### [Problem to solve]
Without the pictures, write out all the lines below exactly as they appear.

### [Data for this task]
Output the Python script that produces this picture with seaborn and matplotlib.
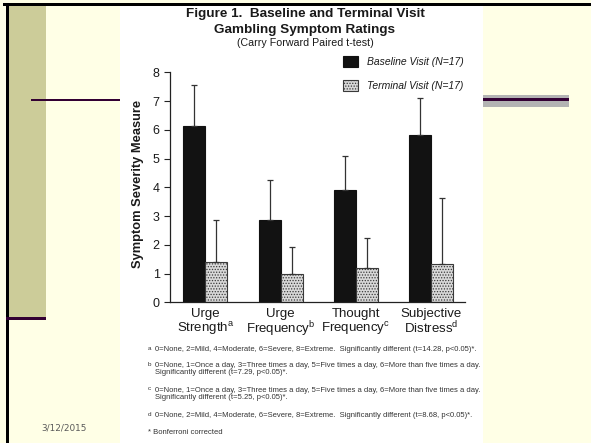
import matplotlib
matplotlib.use("Agg")
import matplotlib.pyplot as plt
from matplotlib.patches import Rectangle, Patch
import seaborn as sns
import pandas as pd

# ---- data ----
measures = ["Urge\nStrength$^{\\mathrm{a}}$", "Urge\nFrequency$^{\\mathrm{b}}$",
            "Thought\nFrequency$^{\\mathrm{c}}$", "Subjective\nDistress$^{\\mathrm{d}}$"]
visits = ["Baseline Visit (N=17)", "Terminal Visit (N=17)"]
baseline_mean = [6.14, 2.86, 3.91, 5.83]
baseline_sd = [1.42, 1.40, 1.17, 1.29]
terminal_mean = [1.41, 0.97, 1.21, 1.34]
terminal_sd = [1.45, 0.94, 1.02, 2.28]
y_ticks = [0, 1, 2, 3, 4, 5, 6, 7, 8]

footnotes = [
    ("a", "0=None, 2=Mild, 4=Moderate, 6=Severe, 8=Extreme.  Significantly different (t=14.28, p<0.05)*."),
    ("b", "0=None, 1=Once a day, 3=Three times a day, 5=Five times a day, 6=More than five times a day.\n"
          "Significantly different (t=7.29, p<0.05)*."),
    ("c", "0=None, 1=Once a day, 3=Three times a day, 5=Five times a day, 6=More than five times a day.\n"
          "Significantly different (t=5.25, p<0.05)*."),
    ("d", "0=None, 2=Mild, 4=Moderate, 6=Severe, 8=Extreme.  Significantly different (t=8.68, p<0.05)*."),
]

plt.rcParams["font.family"] = ["Liberation Sans", "DejaVu Sans"]
plt.rcParams["mathtext.fontset"] = "custom"
plt.rcParams["mathtext.rm"] = "Liberation Sans"
plt.rcParams["mathtext.it"] = "Liberation Sans:italic"
plt.rcParams["mathtext.bf"] = "Liberation Sans:bold"
plt.rcParams["hatch.linewidth"] = 0.6

W, H = 591, 443
def fx(x): return x / W
def fy(y): return 1 - y / H

fig = plt.figure(figsize=(5.91, 4.43), dpi=100, facecolor="#FFFFE6")

# ---- slide decoration ----
def rect(x0, y0, x1, y1, color, z=1):
    fig.add_artist(Rectangle((fx(x0), fy(y1)), fx(x1) - fx(x0), fy(y0) - fy(y1),
                             transform=fig.transFigure, facecolor=color,
                             edgecolor="none", zorder=z))

rect(120, 6, 483, 443, "white", z=-1)        # scanned page
rect(9, 6, 46, 318, "#CCCC99")               # olive strip
rect(3, 3, 591, 6, "black")                  # top border
rect(6, 3, 9, 443, "black")                  # left border
rect(31, 98.5, 120, 100.8, "#330033")        # left purple line
rect(6, 316.5, 46, 320, "#330033")           # lower-left purple line
rect(483, 95, 569, 106.7, "#B3B3B3")         # right gray bar
rect(483, 98.3, 569, 100.8, "#330033")       # purple line inside
fig.text(fx(64.5), fy(428), "3/12/2015", fontsize=6.4, color="#595959",
         family="DejaVu Sans", ha="center", va="center")

# ---- chart ----
ax = fig.add_axes([fx(170), fy(302.3), fx(465) - fx(170), fy(72.3) - fy(302.3)])
ax.set_facecolor("white")

df = pd.DataFrame({
    "measure": measures * 2,
    "visit": [visits[0]] * 4 + [visits[1]] * 4,
    "value": baseline_mean + terminal_mean,
})
sns.barplot(data=df, x="measure", y="value", hue="visit", order=measures,
            hue_order=visits, palette=["#121212", "#D8D8D8"], width=0.585,
            errorbar=None, edgecolor="#111111", linewidth=0.8, ax=ax,
            legend=False, gap=0)

sds = baseline_sd + terminal_sd
bars = [p for p in ax.patches]
for i, p in enumerate(bars):
    if i >= 4:
        p.set_hatch("......")
        p.set_edgecolor("#3a3a3a")
    xc = p.get_x() + p.get_width() / 2
    ax.errorbar(xc, p.get_height(), yerr=[[0], [sds[i]]], fmt="none",
                ecolor="#333333", elinewidth=0.9, capsize=2.5, capthick=0.9,
                zorder=1)

ax.set_xlim(-0.47, 3.45)
ax.set_ylim(0, 8)
ax.set_yticks(y_ticks)
ax.set_xlabel("")
ax.set_ylabel("")
for s in ["top", "right"]:
    ax.spines[s].set_visible(False)
for s in ["left", "bottom"]:
    ax.spines[s].set_color("#222222")
    ax.spines[s].set_linewidth(0.9)
ax.tick_params(axis="y", labelsize=9, length=4.5, width=0.8, pad=3,
               color="#222222", labelcolor="#1a1a1a")
ax.tick_params(axis="x", labelsize=9.5, length=0, pad=4, labelcolor="#1a1a1a")
for t in ax.get_xticklabels():
    t.set_linespacing(1.0)

fig.text(fx(137.5), fy(184), "Symptom Severity Measure", rotation=90,
         fontsize=9.3, fontweight="bold", ha="center", va="center", color="#1a1a1a")

# legend
handles = [Patch(facecolor="#121212", edgecolor="#111111", linewidth=0.8),
           Patch(facecolor="#D8D8D8", edgecolor="#3a3a3a", hatch="......", linewidth=0.8)]
ax.legend(handles, visits, loc="upper left", bbox_to_anchor=(fx(342.7), fy(56)),
          bbox_transform=fig.transFigure, frameon=False, borderpad=0,
          borderaxespad=0, handlelength=1.45, handleheight=1.2,
          handletextpad=0.85, labelspacing=1.25,
          prop={"size": 7.5, "style": "italic", "family": "Liberation Sans"},
          labelcolor="#1a1a1a")

# titles
fig.text(fx(305), fy(14), "Figure 1.  Baseline and Terminal Visit", fontsize=9.7,
         fontweight="bold", ha="center", va="center", color="#1a1a1a")
fig.text(fx(305), fy(30), "Gambling Symptom Ratings", fontsize=9.7,
         fontweight="bold", ha="center", va="center", color="#1a1a1a")
fig.text(fx(305), fy(42.5), "(Carry Forward Paired t-test)", fontsize=7.7,
         ha="center", va="center", color="#1a1a1a")

# footnotes
fn_y = [350, 366, 390.5, 416]
for (letter, txt), y in zip(footnotes, fn_y):
    fig.text(fx(149.3), fy(y - 2), letter, fontsize=4.6, ha="center",
             va="center", color="#333333")
    fig.text(fx(155), fy(y - 4), txt, fontsize=5.5, ha="left", va="top",
             color="#333333", linespacing=1.1)
fig.text(fx(148), fy(432.7), "* Bonferroni corrected", fontsize=5.5, ha="left",
         va="center", color="#333333")

fig.savefig("out.png", dpi=100, facecolor=fig.get_facecolor())
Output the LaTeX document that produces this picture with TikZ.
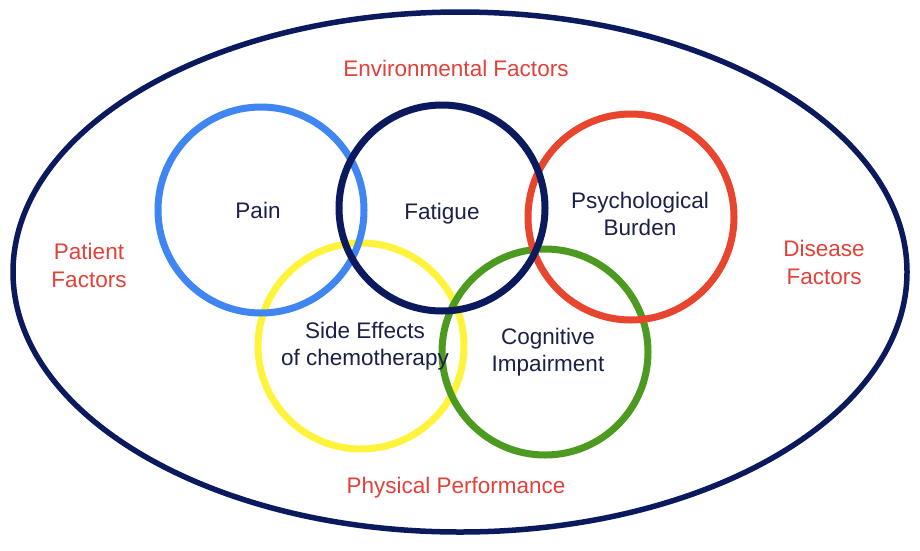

### [Solution to this problem]
Output the Python script that produces this picture with seaborn and matplotlib.
import matplotlib
matplotlib.use("Agg")
import matplotlib.pyplot as plt
from matplotlib.patches import Rectangle, Patch
import seaborn as sns
import pandas as pd

# ---- data ----
measures = ["Urge\nStrength$^{\\mathrm{a}}$", "Urge\nFrequency$^{\\mathrm{b}}$",
            "Thought\nFrequency$^{\\mathrm{c}}$", "Subjective\nDistress$^{\\mathrm{d}}$"]
visits = ["Baseline Visit (N=17)", "Terminal Visit (N=17)"]
baseline_mean = [6.14, 2.86, 3.91, 5.83]
baseline_sd = [1.42, 1.40, 1.17, 1.29]
terminal_mean = [1.41, 0.97, 1.21, 1.34]
terminal_sd = [1.45, 0.94, 1.02, 2.28]
y_ticks = [0, 1, 2, 3, 4, 5, 6, 7, 8]

footnotes = [
    ("a", "0=None, 2=Mild, 4=Moderate, 6=Severe, 8=Extreme.  Significantly different (t=14.28, p<0.05)*."),
    ("b", "0=None, 1=Once a day, 3=Three times a day, 5=Five times a day, 6=More than five times a day.\n"
          "Significantly different (t=7.29, p<0.05)*."),
    ("c", "0=None, 1=Once a day, 3=Three times a day, 5=Five times a day, 6=More than five times a day.\n"
          "Significantly different (t=5.25, p<0.05)*."),
    ("d", "0=None, 2=Mild, 4=Moderate, 6=Severe, 8=Extreme.  Significantly different (t=8.68, p<0.05)*."),
]

plt.rcParams["font.family"] = ["Liberation Sans", "DejaVu Sans"]
plt.rcParams["mathtext.fontset"] = "custom"
plt.rcParams["mathtext.rm"] = "Liberation Sans"
plt.rcParams["mathtext.it"] = "Liberation Sans:italic"
plt.rcParams["mathtext.bf"] = "Liberation Sans:bold"
plt.rcParams["hatch.linewidth"] = 0.6

W, H = 591, 443
def fx(x): return x / W
def fy(y): return 1 - y / H

fig = plt.figure(figsize=(5.91, 4.43), dpi=100, facecolor="#FFFFE6")

# ---- slide decoration ----
def rect(x0, y0, x1, y1, color, z=1):
    fig.add_artist(Rectangle((fx(x0), fy(y1)), fx(x1) - fx(x0), fy(y0) - fy(y1),
                             transform=fig.transFigure, facecolor=color,
                             edgecolor="none", zorder=z))

rect(120, 6, 483, 443, "white", z=-1)        # scanned page
rect(9, 6, 46, 318, "#CCCC99")               # olive strip
rect(3, 3, 591, 6, "black")                  # top border
rect(6, 3, 9, 443, "black")                  # left border
rect(31, 98.5, 120, 100.8, "#330033")        # left purple line
rect(6, 316.5, 46, 320, "#330033")           # lower-left purple line
rect(483, 95, 569, 106.7, "#B3B3B3")         # right gray bar
rect(483, 98.3, 569, 100.8, "#330033")       # purple line inside
fig.text(fx(64.5), fy(428), "3/12/2015", fontsize=6.4, color="#595959",
         family="DejaVu Sans", ha="center", va="center")

# ---- chart ----
ax = fig.add_axes([fx(170), fy(302.3), fx(465) - fx(170), fy(72.3) - fy(302.3)])
ax.set_facecolor("white")

df = pd.DataFrame({
    "measure": measures * 2,
    "visit": [visits[0]] * 4 + [visits[1]] * 4,
    "value": baseline_mean + terminal_mean,
})
sns.barplot(data=df, x="measure", y="value", hue="visit", order=measures,
            hue_order=visits, palette=["#121212", "#D8D8D8"], width=0.585,
            errorbar=None, edgecolor="#111111", linewidth=0.8, ax=ax,
            legend=False, gap=0)

sds = baseline_sd + terminal_sd
bars = [p for p in ax.patches]
for i, p in enumerate(bars):
    if i >= 4:
        p.set_hatch("......")
        p.set_edgecolor("#3a3a3a")
    xc = p.get_x() + p.get_width() / 2
    ax.errorbar(xc, p.get_height(), yerr=[[0], [sds[i]]], fmt="none",
                ecolor="#333333", elinewidth=0.9, capsize=2.5, capthick=0.9,
                zorder=1)

ax.set_xlim(-0.47, 3.45)
ax.set_ylim(0, 8)
ax.set_yticks(y_ticks)
ax.set_xlabel("")
ax.set_ylabel("")
for s in ["top", "right"]:
    ax.spines[s].set_visible(False)
for s in ["left", "bottom"]:
    ax.spines[s].set_color("#222222")
    ax.spines[s].set_linewidth(0.9)
ax.tick_params(axis="y", labelsize=9, length=4.5, width=0.8, pad=3,
               color="#222222", labelcolor="#1a1a1a")
ax.tick_params(axis="x", labelsize=9.5, length=0, pad=4, labelcolor="#1a1a1a")
for t in ax.get_xticklabels():
    t.set_linespacing(1.0)

fig.text(fx(137.5), fy(184), "Symptom Severity Measure", rotation=90,
         fontsize=9.3, fontweight="bold", ha="center", va="center", color="#1a1a1a")

# legend
handles = [Patch(facecolor="#121212", edgecolor="#111111", linewidth=0.8),
           Patch(facecolor="#D8D8D8", edgecolor="#3a3a3a", hatch="......", linewidth=0.8)]
ax.legend(handles, visits, loc="upper left", bbox_to_anchor=(fx(342.7), fy(56)),
          bbox_transform=fig.transFigure, frameon=False, borderpad=0,
          borderaxespad=0, handlelength=1.45, handleheight=1.2,
          handletextpad=0.85, labelspacing=1.25,
          prop={"size": 7.5, "style": "italic", "family": "Liberation Sans"},
          labelcolor="#1a1a1a")

# titles
fig.text(fx(305), fy(14), "Figure 1.  Baseline and Terminal Visit", fontsize=9.7,
         fontweight="bold", ha="center", va="center", color="#1a1a1a")
fig.text(fx(305), fy(30), "Gambling Symptom Ratings", fontsize=9.7,
         fontweight="bold", ha="center", va="center", color="#1a1a1a")
fig.text(fx(305), fy(42.5), "(Carry Forward Paired t-test)", fontsize=7.7,
         ha="center", va="center", color="#1a1a1a")

# footnotes
fn_y = [350, 366, 390.5, 416]
for (letter, txt), y in zip(footnotes, fn_y):
    fig.text(fx(149.3), fy(y - 2), letter, fontsize=4.6, ha="center",
             va="center", color="#333333")
    fig.text(fx(155), fy(y - 4), txt, fontsize=5.5, ha="left", va="top",
             color="#333333", linespacing=1.1)
fig.text(fx(148), fy(432.7), "* Bonferroni corrected", fontsize=5.5, ha="left",
         va="center", color="#333333")

fig.savefig("out.png", dpi=100, facecolor=fig.get_facecolor())
Output the LaTeX document that produces this picture with TikZ.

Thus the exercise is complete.